On March 22, as Aumran spoke with Executive, he tweeted information as it came to him from all over Syria. He found out the daughter of Sultan al-Attrash, a legendary figure in Syria’s struggle for independence, had been arrested. “This will backfire for them,” he said emphatically. From Daraa however, where on March 19 soldiers fired on protesters from helicopters and killed at least six, there was only silence; the two activists sent to the city from Damascus hadn’t been heard from since. In a way, the group is unorganized; it is an unofficial network of friends (and friends of friends) each doing their own part. “Everyone works individually, but we cooperate as a team,” one activist, who focuses on documenting human rights abuses and informing the press and non-governmental organizations, said. “Usually all of us do everything, but some are more able to do certain things than others so we try to refer that kind of work to him or her… for example when we need something related to Internet expertise we ask [Aumran].”

As the demonstrations have gained traction, the online community has continued to expand and to splinter. In one case, on the Facebook page of “The Syrian Revolution March 15,” a wall post (a publicly viewable message) suggested using alternative protest tactics, such as, for example, demonstrating at a soccer game.
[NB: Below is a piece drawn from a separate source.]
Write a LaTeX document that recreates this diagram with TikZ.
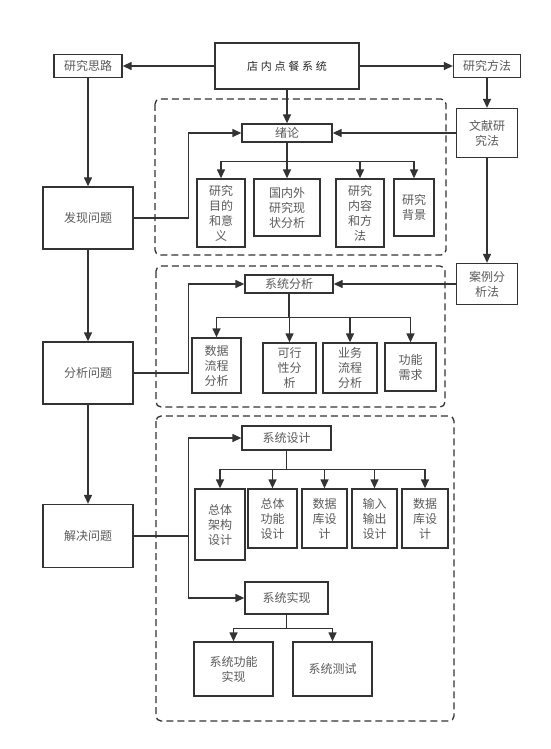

One day later, March 18, in the town of Deir al-Zor a small group of fans-turned-flash-mob stormed the field at halftime calling for their rights. The Syrian National Television broadcast of the game suddenly went black, due to “technical difficulties.” It is unclear who organized them but the original inspiration for the idea is likely that seemingly innocuous wall post. According to the human rights activist, “Every day there is a new group calling for a new movement on Facebook.”

For activists calling for regime change, there is a long and dangerous road ahead. As Executive went to press, 61 had been confirmed killed in Daraa, dozens in Latakia and Sanamein and, since March 1, hundreds injured and arrested throughout the country. Even if it were possible it is yet unknown whether the majority of Syrians would support the overthrow of Bashar al-Assad’s regime. Nonetheless, the “Sturdy House That Assad Built,” as a Foreign Affairs article dubbed it in March, is clearly showing cracks. In large part due to Aumran and his fellow artisans of information, its flaws are the world’s to see.